■ Stated problem
Return the material word for word. Do not include the pictures.

■ Material
↓

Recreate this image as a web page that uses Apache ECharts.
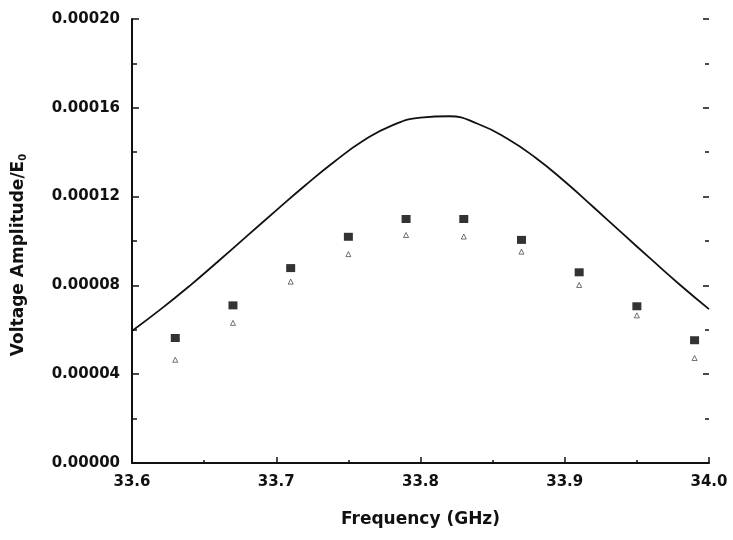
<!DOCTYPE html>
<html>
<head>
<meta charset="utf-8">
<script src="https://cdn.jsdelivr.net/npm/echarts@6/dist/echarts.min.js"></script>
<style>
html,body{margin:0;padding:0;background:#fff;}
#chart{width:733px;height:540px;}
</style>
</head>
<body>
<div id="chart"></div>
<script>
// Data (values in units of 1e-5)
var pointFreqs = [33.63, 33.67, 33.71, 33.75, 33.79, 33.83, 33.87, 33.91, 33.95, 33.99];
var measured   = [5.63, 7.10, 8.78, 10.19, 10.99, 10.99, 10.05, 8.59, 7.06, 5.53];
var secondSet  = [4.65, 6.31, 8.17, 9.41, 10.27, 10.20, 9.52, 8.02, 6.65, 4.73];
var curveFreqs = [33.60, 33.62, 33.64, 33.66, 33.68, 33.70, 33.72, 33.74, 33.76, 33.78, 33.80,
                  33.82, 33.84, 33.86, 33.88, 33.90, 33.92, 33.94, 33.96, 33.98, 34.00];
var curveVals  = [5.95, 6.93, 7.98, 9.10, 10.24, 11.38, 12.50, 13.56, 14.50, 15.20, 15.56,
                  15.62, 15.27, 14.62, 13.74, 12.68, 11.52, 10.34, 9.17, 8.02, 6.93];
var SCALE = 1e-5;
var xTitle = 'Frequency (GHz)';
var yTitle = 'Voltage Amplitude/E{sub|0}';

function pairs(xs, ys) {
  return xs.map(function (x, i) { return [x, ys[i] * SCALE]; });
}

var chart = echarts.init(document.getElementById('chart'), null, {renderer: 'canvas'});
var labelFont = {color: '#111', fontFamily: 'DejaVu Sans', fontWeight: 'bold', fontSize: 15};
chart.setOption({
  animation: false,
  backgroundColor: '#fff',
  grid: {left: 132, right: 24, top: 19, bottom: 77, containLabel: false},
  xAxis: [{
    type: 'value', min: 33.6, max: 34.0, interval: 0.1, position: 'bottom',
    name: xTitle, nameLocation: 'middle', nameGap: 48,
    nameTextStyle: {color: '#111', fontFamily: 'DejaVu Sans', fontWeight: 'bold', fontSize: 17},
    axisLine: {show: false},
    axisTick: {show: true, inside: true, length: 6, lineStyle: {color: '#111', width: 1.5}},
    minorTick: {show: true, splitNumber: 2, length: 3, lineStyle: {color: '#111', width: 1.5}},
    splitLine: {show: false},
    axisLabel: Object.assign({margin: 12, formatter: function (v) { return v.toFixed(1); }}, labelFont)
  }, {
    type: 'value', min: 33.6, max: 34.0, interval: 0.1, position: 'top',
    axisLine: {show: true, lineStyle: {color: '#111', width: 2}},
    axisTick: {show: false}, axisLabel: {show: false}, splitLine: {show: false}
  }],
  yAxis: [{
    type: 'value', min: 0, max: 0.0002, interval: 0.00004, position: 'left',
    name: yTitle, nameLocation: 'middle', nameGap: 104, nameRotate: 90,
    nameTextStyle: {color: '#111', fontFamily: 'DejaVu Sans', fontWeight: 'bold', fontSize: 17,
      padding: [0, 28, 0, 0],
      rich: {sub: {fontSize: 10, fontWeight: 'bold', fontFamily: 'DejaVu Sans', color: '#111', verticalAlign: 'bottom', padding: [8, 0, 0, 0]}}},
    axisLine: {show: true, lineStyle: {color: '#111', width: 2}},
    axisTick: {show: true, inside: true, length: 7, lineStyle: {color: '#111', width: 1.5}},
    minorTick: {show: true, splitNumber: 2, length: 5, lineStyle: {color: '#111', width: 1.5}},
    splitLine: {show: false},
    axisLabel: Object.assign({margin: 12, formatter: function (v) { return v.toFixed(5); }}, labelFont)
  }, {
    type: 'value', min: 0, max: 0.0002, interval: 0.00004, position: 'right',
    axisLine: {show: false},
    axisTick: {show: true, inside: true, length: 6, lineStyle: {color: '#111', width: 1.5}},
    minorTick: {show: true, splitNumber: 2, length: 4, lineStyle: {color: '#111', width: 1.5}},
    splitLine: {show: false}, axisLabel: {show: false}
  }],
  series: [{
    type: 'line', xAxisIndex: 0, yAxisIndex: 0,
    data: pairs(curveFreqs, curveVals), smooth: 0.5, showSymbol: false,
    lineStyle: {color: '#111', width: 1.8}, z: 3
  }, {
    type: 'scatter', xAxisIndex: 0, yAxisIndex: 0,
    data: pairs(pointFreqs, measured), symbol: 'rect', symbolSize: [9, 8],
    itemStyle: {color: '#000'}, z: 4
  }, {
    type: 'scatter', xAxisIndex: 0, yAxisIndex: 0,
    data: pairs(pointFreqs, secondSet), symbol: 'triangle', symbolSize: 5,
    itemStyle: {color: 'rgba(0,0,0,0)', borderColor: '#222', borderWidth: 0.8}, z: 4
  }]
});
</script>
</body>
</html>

↑

■ Full response
Recreate this image as a web page that uses Apache ECharts.
<!DOCTYPE html>
<html>
<head>
<meta charset="utf-8">
<script src="https://cdn.jsdelivr.net/npm/echarts@6/dist/echarts.min.js"></script>
<style>
html,body{margin:0;padding:0;background:#fff;}
#chart{width:733px;height:540px;}
</style>
</head>
<body>
<div id="chart"></div>
<script>
// Data (values in units of 1e-5)
var pointFreqs = [33.63, 33.67, 33.71, 33.75, 33.79, 33.83, 33.87, 33.91, 33.95, 33.99];
var measured   = [5.63, 7.10, 8.78, 10.19, 10.99, 10.99, 10.05, 8.59, 7.06, 5.53];
var secondSet  = [4.65, 6.31, 8.17, 9.41, 10.27, 10.20, 9.52, 8.02, 6.65, 4.73];
var curveFreqs = [33.60, 33.62, 33.64, 33.66, 33.68, 33.70, 33.72, 33.74, 33.76, 33.78, 33.80,
                  33.82, 33.84, 33.86, 33.88, 33.90, 33.92, 33.94, 33.96, 33.98, 34.00];
var curveVals  = [5.95, 6.93, 7.98, 9.10, 10.24, 11.38, 12.50, 13.56, 14.50, 15.20, 15.56,
                  15.62, 15.27, 14.62, 13.74, 12.68, 11.52, 10.34, 9.17, 8.02, 6.93];
var SCALE = 1e-5;
var xTitle = 'Frequency (GHz)';
var yTitle = 'Voltage Amplitude/E{sub|0}';

function pairs(xs, ys) {
  return xs.map(function (x, i) { return [x, ys[i] * SCALE]; });
}

var chart = echarts.init(document.getElementById('chart'), null, {renderer: 'canvas'});
var labelFont = {color: '#111', fontFamily: 'DejaVu Sans', fontWeight: 'bold', fontSize: 15};
chart.setOption({
  animation: false,
  backgroundColor: '#fff',
  grid: {left: 132, right: 24, top: 19, bottom: 77, containLabel: false},
  xAxis: [{
    type: 'value', min: 33.6, max: 34.0, interval: 0.1, position: 'bottom',
    name: xTitle, nameLocation: 'middle', nameGap: 48,
    nameTextStyle: {color: '#111', fontFamily: 'DejaVu Sans', fontWeight: 'bold', fontSize: 17},
    axisLine: {show: false},
    axisTick: {show: true, inside: true, length: 6, lineStyle: {color: '#111', width: 1.5}},
    minorTick: {show: true, splitNumber: 2, length: 3, lineStyle: {color: '#111', width: 1.5}},
    splitLine: {show: false},
    axisLabel: Object.assign({margin: 12, formatter: function (v) { return v.toFixed(1); }}, labelFont)
  }, {
    type: 'value', min: 33.6, max: 34.0, interval: 0.1, position: 'top',
    axisLine: {show: true, lineStyle: {color: '#111', width: 2}},
    axisTick: {show: false}, axisLabel: {show: false}, splitLine: {show: false}
  }],
  yAxis: [{
    type: 'value', min: 0, max: 0.0002, interval: 0.00004, position: 'left',
    name: yTitle, nameLocation: 'middle', nameGap: 104, nameRotate: 90,
    nameTextStyle: {color: '#111', fontFamily: 'DejaVu Sans', fontWeight: 'bold', fontSize: 17,
      padding: [0, 28, 0, 0],
      rich: {sub: {fontSize: 10, fontWeight: 'bold', fontFamily: 'DejaVu Sans', color: '#111', verticalAlign: 'bottom', padding: [8, 0, 0, 0]}}},
    axisLine: {show: true, lineStyle: {color: '#111', width: 2}},
    axisTick: {show: true, inside: true, length: 7, lineStyle: {color: '#111', width: 1.5}},
    minorTick: {show: true, splitNumber: 2, length: 5, lineStyle: {color: '#111', width: 1.5}},
    splitLine: {show: false},
    axisLabel: Object.assign({margin: 12, formatter: function (v) { return v.toFixed(5); }}, labelFont)
  }, {
    type: 'value', min: 0, max: 0.0002, interval: 0.00004, position: 'right',
    axisLine: {show: false},
    axisTick: {show: true, inside: true, length: 6, lineStyle: {color: '#111', width: 1.5}},
    minorTick: {show: true, splitNumber: 2, length: 4, lineStyle: {color: '#111', width: 1.5}},
    splitLine: {show: false}, axisLabel: {show: false}
  }],
  series: [{
    type: 'line', xAxisIndex: 0, yAxisIndex: 0,
    data: pairs(curveFreqs, curveVals), smooth: 0.5, showSymbol: false,
    lineStyle: {color: '#111', width: 1.8}, z: 3
  }, {
    type: 'scatter', xAxisIndex: 0, yAxisIndex: 0,
    data: pairs(pointFreqs, measured), symbol: 'rect', symbolSize: [9, 8],
    itemStyle: {color: '#000'}, z: 4
  }, {
    type: 'scatter', xAxisIndex: 0, yAxisIndex: 0,
    data: pairs(pointFreqs, secondSet), symbol: 'triangle', symbolSize: 5,
    itemStyle: {color: 'rgba(0,0,0,0)', borderColor: '#222', borderWidth: 0.8}, z: 4
  }]
});
</script>
</body>
</html>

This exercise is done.